7 thoughts on “That Ridiculous “Trolls” Video, Though

  1. WCS' video probably is a copyright infringement by the WCS. "Fair Use" would allow excerpts from the song to be used for educational purposes, but WCS used the entire song, copied from Timberlake's original music video.

    Even though the WCS video soundtrack lists "Standard Youtube License" as the owner, Youtube is pretty clear that that particular song is not available to just freely copy and use. Standard youtube license just means that your video is copyrighted by youtube, and people have to log on to youtube to access it.

    So the Trolls movie excerpt has to be accessed from youtube – it in no way gives anyone permission to use the song for their own videos.

    Also, Timberlake's music isn't listed on the Creative Commons website, which is where people who want to allow the public to freely use their content put it.

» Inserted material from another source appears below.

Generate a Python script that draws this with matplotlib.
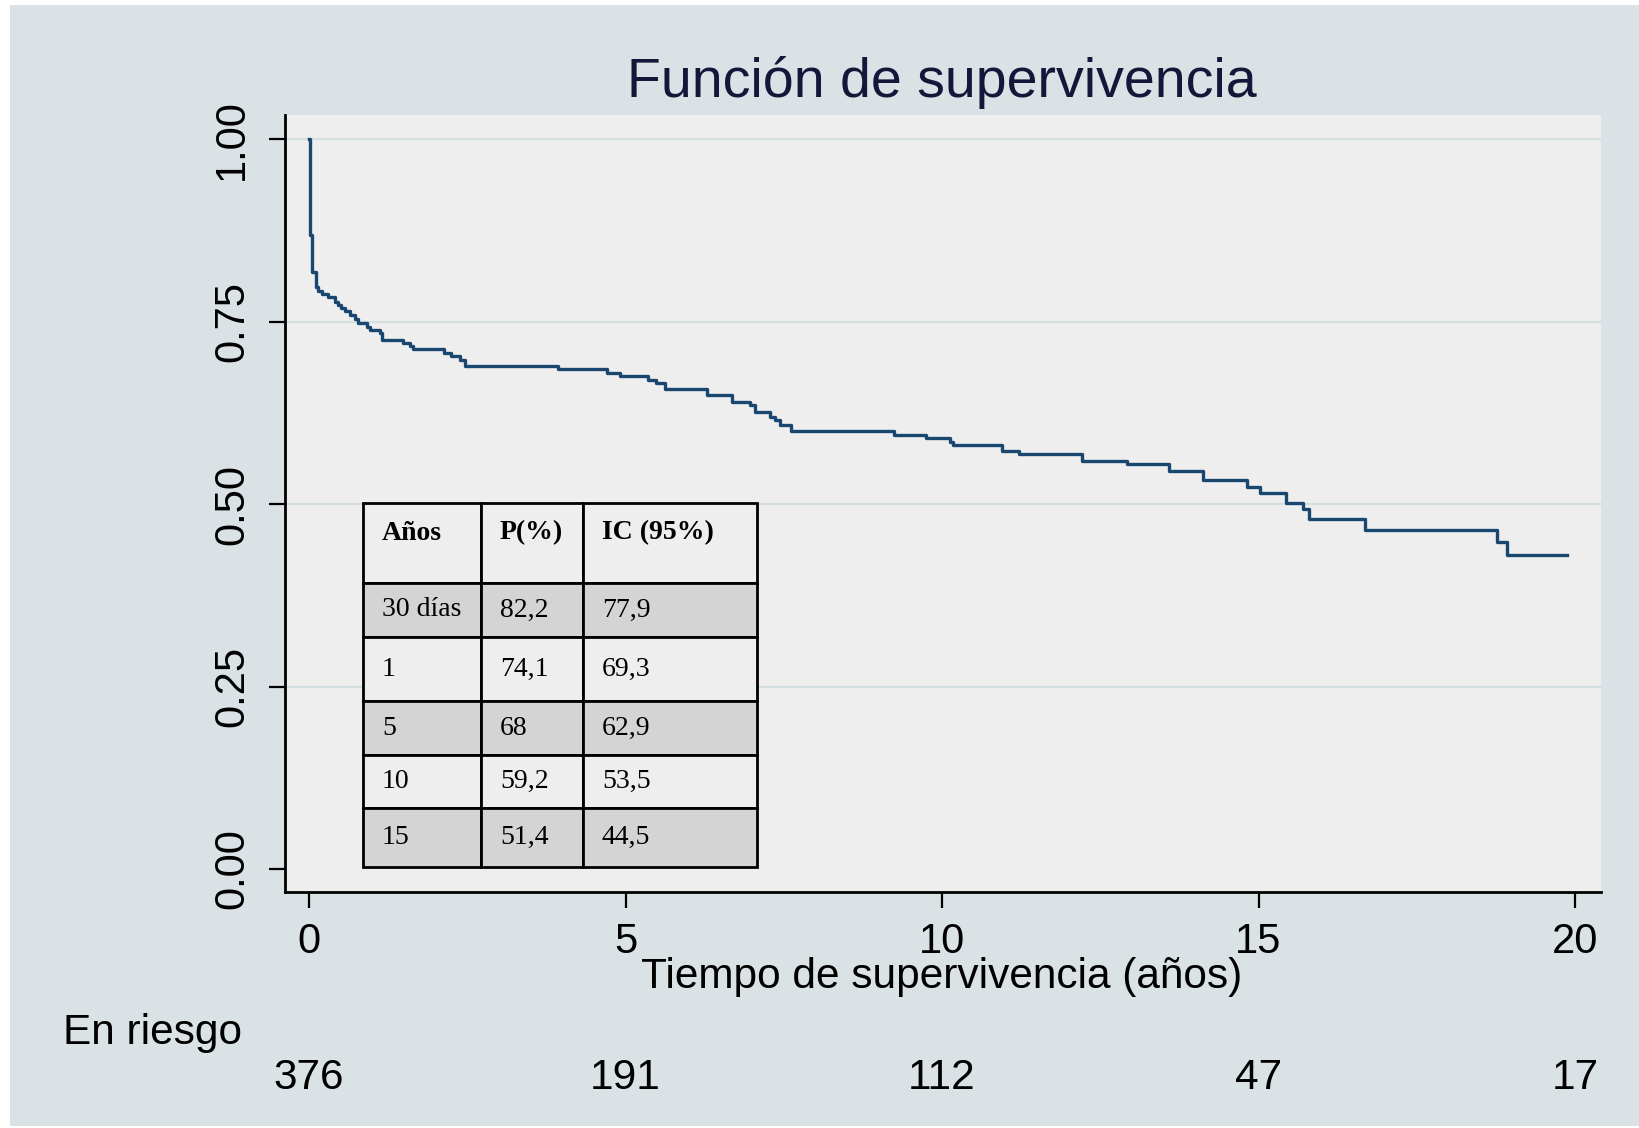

    You can bet that the original Trolls movie paid a nice sum to Sony records and Justin Timberlake for use of the song.

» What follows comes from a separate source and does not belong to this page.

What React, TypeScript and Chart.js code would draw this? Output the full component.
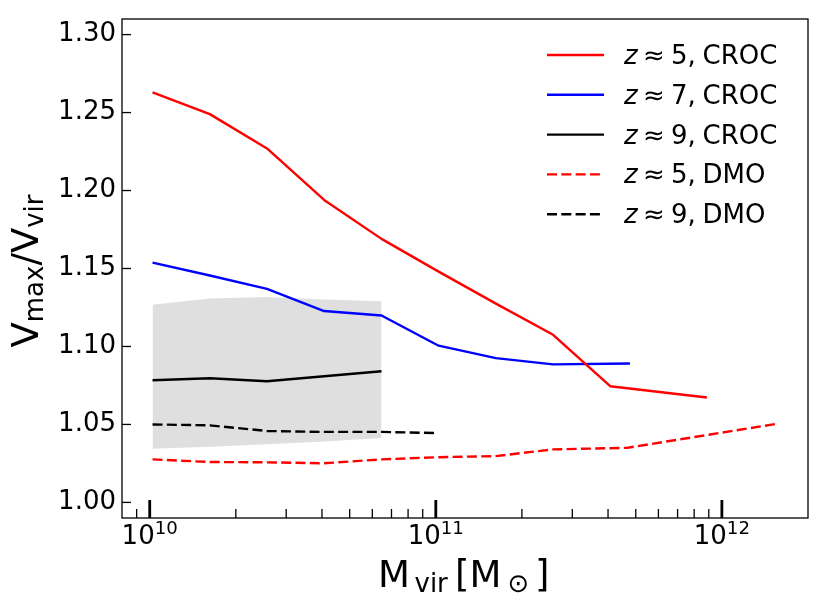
import React, { useEffect, useRef } from "react";
import { Chart, registerables } from "chart.js";

Chart.register(...registerables);

// ---- data ----
const massZ5CROC = [1.023e10, 1.622e10, 2.57e10, 4.07e10, 6.46e10, 1.023e11, 1.622e11, 2.57e11, 4.07e11, 8.86e11];
const vZ5CROC = [1.263, 1.249, 1.227, 1.194, 1.169, 1.148, 1.1275, 1.1075, 1.0745, 1.0673];

const massZ7CROC = [1.023e10, 1.622e10, 2.57e10, 4.07e10, 6.46e10, 1.023e11, 1.622e11, 2.57e11, 4.77e11];
const vZ7CROC = [1.1538, 1.1455, 1.1369, 1.1227, 1.1199, 1.1005, 1.0925, 1.0885, 1.0891];

const massZ9CROC = [1.023e10, 1.622e10, 2.57e10, 4.07e10, 6.46e10];
const vZ9CROC = [1.0783, 1.0796, 1.0777, 1.0809, 1.0841];
const vZ9Upper = [1.1267, 1.1307, 1.1318, 1.1301, 1.129];
const vZ9Lower = [1.0344, 1.0357, 1.0373, 1.039, 1.0413];

const massZ5DMO = [1.023e10, 1.622e10, 2.57e10, 4.07e10, 6.46e10, 1.023e11, 1.622e11, 2.57e11, 4.66e11, 1.57e12];
const vZ5DMO = [1.0276, 1.0259, 1.0257, 1.0251, 1.0276, 1.029, 1.0297, 1.034, 1.035, 1.0505];

const massZ9DMO = [1.023e10, 1.622e10, 2.57e10, 4.07e10, 6.46e10, 1.0e11];
const vZ9DMO = [1.05, 1.0494, 1.0458, 1.0452, 1.0452, 1.0445];

const yTicks = [1.0, 1.05, 1.1, 1.15, 1.2, 1.25, 1.3];
const xMajorTicks = [1e10, 1e11, 1e12];
const xTickBase = ["10", "10", "10"];
const xTickExp = ["10", "11", "12"];
const xMinorTicks = [
  9e9,
  2e10, 3e10, 4e10, 5e10, 6e10, 7e10, 8e10, 9e10,
  2e11, 3e11, 4e11, 5e11, 6e11, 7e11, 8e11, 9e11,
];

const legendZ = ["5", "7", "9", "5", "9"];
const legendRun = ["CROC", "CROC", "CROC", "DMO", "DMO"];

const FONT = '"DejaVu Sans", sans-serif';
const DASH = [10, 4.3];

function pts(xs: number[], ys: number[]) {
  return xs.map((x, i) => ({ x, y: ys[i] }));
}

const decorPlugin = {
  id: "decor",
  afterDraw(chart: any) {
    const { ctx, chartArea: a, scales } = chart;
    const xs = scales.x;
    const ys = scales.y;
    ctx.save();
    ctx.strokeStyle = "#000";
    ctx.fillStyle = "#000";
    const line = (x1: number, y1: number, x2: number, y2: number) => {
      ctx.beginPath();
      ctx.moveTo(x1, y1);
      ctx.lineTo(x2, y2);
      ctx.stroke();
    };
    // y ticks (inward)
    ctx.lineWidth = 1.3;
    for (const v of yTicks) {
      const y = ys.getPixelForValue(v);
      line(a.left, y, a.left + 9, y);
    }
    // x minor ticks
    for (const v of xMinorTicks) {
      if (v <= xs.min || v >= xs.max) continue;
      const x = xs.getPixelForValue(v);
      line(x, a.bottom, x, a.bottom - 9);
    }
    // x major ticks
    ctx.lineWidth = 2.8;
    for (const v of xMajorTicks) {
      const x = xs.getPixelForValue(v);
      line(x, a.bottom, x, a.bottom - 18);
    }
    // frame
    ctx.lineWidth = 1.3;
    ctx.strokeRect(a.left, a.top, a.right - a.left, a.bottom - a.top);

    // x tick labels with superscripts
    ctx.textAlign = "left";
    ctx.textBaseline = "alphabetic";
    xMajorTicks.forEach((v, i) => {
      const x = xs.getPixelForValue(v);
      ctx.font = `26px ${FONT}`;
      const wb = ctx.measureText(xTickBase[i]).width;
      ctx.font = `18.2px ${FONT}`;
      const we = ctx.measureText(xTickExp[i]).width;
      const x0 = x - (wb + we) / 2;
      ctx.font = `26px ${FONT}`;
      ctx.fillText(xTickBase[i], x0, a.bottom + 25.5);
      ctx.font = `18.2px ${FONT}`;
      ctx.fillText(xTickExp[i], x0 + wb, a.bottom + 15.5);
    });

    // x axis title: M_vir [M_sun]
    const cx = (a.left + a.right) / 2;
    const by = a.bottom + 68.7;
    const big = `37px ${FONT}`;
    const small = `26px ${FONT}`;
    const xPieces: [string, number, string, number][] = [
      ["M", -87, big, 0],
      ["vir", -50.5, small, 5.5],
      ["[", -10, big, 0],
      ["M", 4.5, big, 0],
      ["\u2299", 42.6, small, 5.5],
      ["]", 70, big, 0],
    ];
    for (const [t, dx, f, dy] of xPieces) {
      ctx.font = f;
      ctx.fillText(t, cx + dx, by + dy);
    }

    // y axis title: V_max / V_vir (rotated)
    const yPieces: [string, string, number][] = [
      ["V", big, 0],
      ["max", small, 5.5],
      ["/", big, 0],
      ["V", big, 0],
      ["vir", small, 5.5],
    ];
    let total = 0;
    const widths = yPieces.map(([t, f]) => {
      ctx.font = f;
      const w = ctx.measureText(t).width;
      total += w;
      return w;
    });
    ctx.save();
    const cy = (a.top + a.bottom) / 2 + 2.5;
    ctx.translate(37.5, cy);
    ctx.rotate(-Math.PI / 2);
    let px = -total / 2;
    yPieces.forEach(([t, f, dy], i) => {
      ctx.font = f;
      ctx.fillText(t, px, dy);
      px += widths[i];
    });
    ctx.restore();

    // legend
    const lineX1 = a.right - 261;
    const lineX2 = a.right - 204;
    const textX = a.right - 183;
    const rowY0 = a.top + 36;
    const rowStep = 39.8;
    const entries = chart.data.datasets.filter((d: any) => d.legendIndex !== undefined);
    entries.forEach((d: any) => {
      const i = d.legendIndex;
      const y = rowY0 + i * rowStep;
      ctx.save();
      ctx.strokeStyle = d.borderColor;
      ctx.lineWidth = d.borderWidth;
      ctx.setLineDash(d.borderDash || []);
      ctx.lineCap = "butt";
      line(lineX1, y, lineX2, y);
      ctx.restore();
      const b = y + 9;
      ctx.font = `italic 26px ${FONT}`;
      ctx.fillText("z", textX - 1, b);
      ctx.font = `26px ${FONT}`;
      ctx.fillText("\u2248", textX + 18, b);
      ctx.fillText(legendZ[i] + ",", textX + 46, b);
      ctx.fillText(legendRun[i], textX + 77.5, b);
    });
    ctx.restore();
  },
};

export default function App() {
  const ref = useRef<HTMLCanvasElement | null>(null);
  useEffect(() => {
    if (!ref.current) return;
    const common = {
      pointRadius: 0,
      pointHoverRadius: 0,
      borderWidth: 2.4,
      tension: 0,
      fill: false,
      borderJoinStyle: "round" as const,
    };
    const chart = new Chart(ref.current, {
      type: "line",
      data: {
        datasets: [
          { ...common, data: pts(massZ5CROC, vZ5CROC), borderColor: "#ff0000", legendIndex: 0 } as any,
          { ...common, data: pts(massZ7CROC, vZ7CROC), borderColor: "#0000ff", legendIndex: 1 } as any,
          { ...common, data: pts(massZ9CROC, vZ9CROC), borderColor: "#000000", legendIndex: 2 } as any,
          { ...common, data: pts(massZ5DMO, vZ5DMO), borderColor: "#ff0000", borderDash: DASH, legendIndex: 3 } as any,
          { ...common, data: pts(massZ9DMO, vZ9DMO), borderColor: "#000000", borderDash: DASH, legendIndex: 4 } as any,
          {
            data: pts(massZ9CROC, vZ9Lower),
            borderColor: "rgba(0,0,0,0)",
            borderWidth: 0,
            pointRadius: 0,
            fill: false,
            order: 10,
          },
          {
            data: pts(massZ9CROC, vZ9Upper),
            borderColor: "rgba(0,0,0,0)",
            borderWidth: 0,
            pointRadius: 0,
            backgroundColor: "#dfdfdf",
            fill: "-1",
            order: 10,
          },
        ],
      },
      options: {
        animation: false,
        responsive: false,
        events: [],
        layout: { padding: { top: 13, right: 13, left: 0, bottom: 0 } },
        plugins: {
          legend: { display: false },
          tooltip: { enabled: false },
        },
        scales: {
          x: {
            type: "logarithmic",
            min: 8e9,
            max: 2e12,
            ticks: { display: false },
            grid: { display: false, drawTicks: false },
            border: { display: false },
            afterFit: (s: any) => {
              s.height = 90;
            },
          },
          y: {
            type: "linear",
            min: 0.99,
            max: 1.31,
            grid: { display: false, drawTicks: false },
            border: { display: false },
            ticks: {
              color: "#000",
              padding: 6,
              font: { family: FONT, size: 26, lineHeight: 1 },
              callback: (v: any) => Number(v).toFixed(2),
            },
            afterBuildTicks: (s: any) => {
              s.ticks = yTicks.map((v) => ({ value: v }));
            },
            afterFit: (s: any) => {
              s.width = 122;
            },
          },
        },
      },
      plugins: [decorPlugin],
    });
    return () => chart.destroy();
  }, []);
  return (
    <div style={{ position: "fixed", left: 0, top: 0, width: 821, height: 608, background: "#fff" }}>
      <canvas ref={ref} width={821} height={608} style={{ width: 821, height: 608, display: "block" }} />
    </div>
  );
}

    There are a ton of "Can't stop the feeling" remakes and covers on youtube. It's a hit song, after all – people have done dance challenges, and there are certainly nonprofits that have used it for educational purposes. Is the Western Conservative Summit a nonprofit? If they charge $120 to get in, and it's a meet-and-greet for lawmakers to hobnob with lobbyists, I'd say the designation is dubious. It's a gray area.

    All that said, nothing will be done unless Sony decides to come after the Western Conservative Summit. Random youtube users can't just report stuff. It has to be the copyright owner who does that.

    It may or not be effective outreach to millenials, which I would guess was the purpose of the video. Mostly, millenials identify as independents (41% in the 2016 Pew poll).  I would hope that these young people care more about policy than dance moves. The millenials I know do.

    I'm glad that something good came out of it – kudos to Denverite's Stephanie Snyder for making the gifs. I'm sure we'll see a lot of them in the months to come.

     

  2. I don't know what was the bigger humiliation for Broccoli….

    The outcome of the Holmes trial or that jig he does in that video.

    In fact, they all look pretty foolish. I'm reminded of that old jingle for Klondike ice cream. "What would you do for a Klondike bar?" For these clowns, anything goes.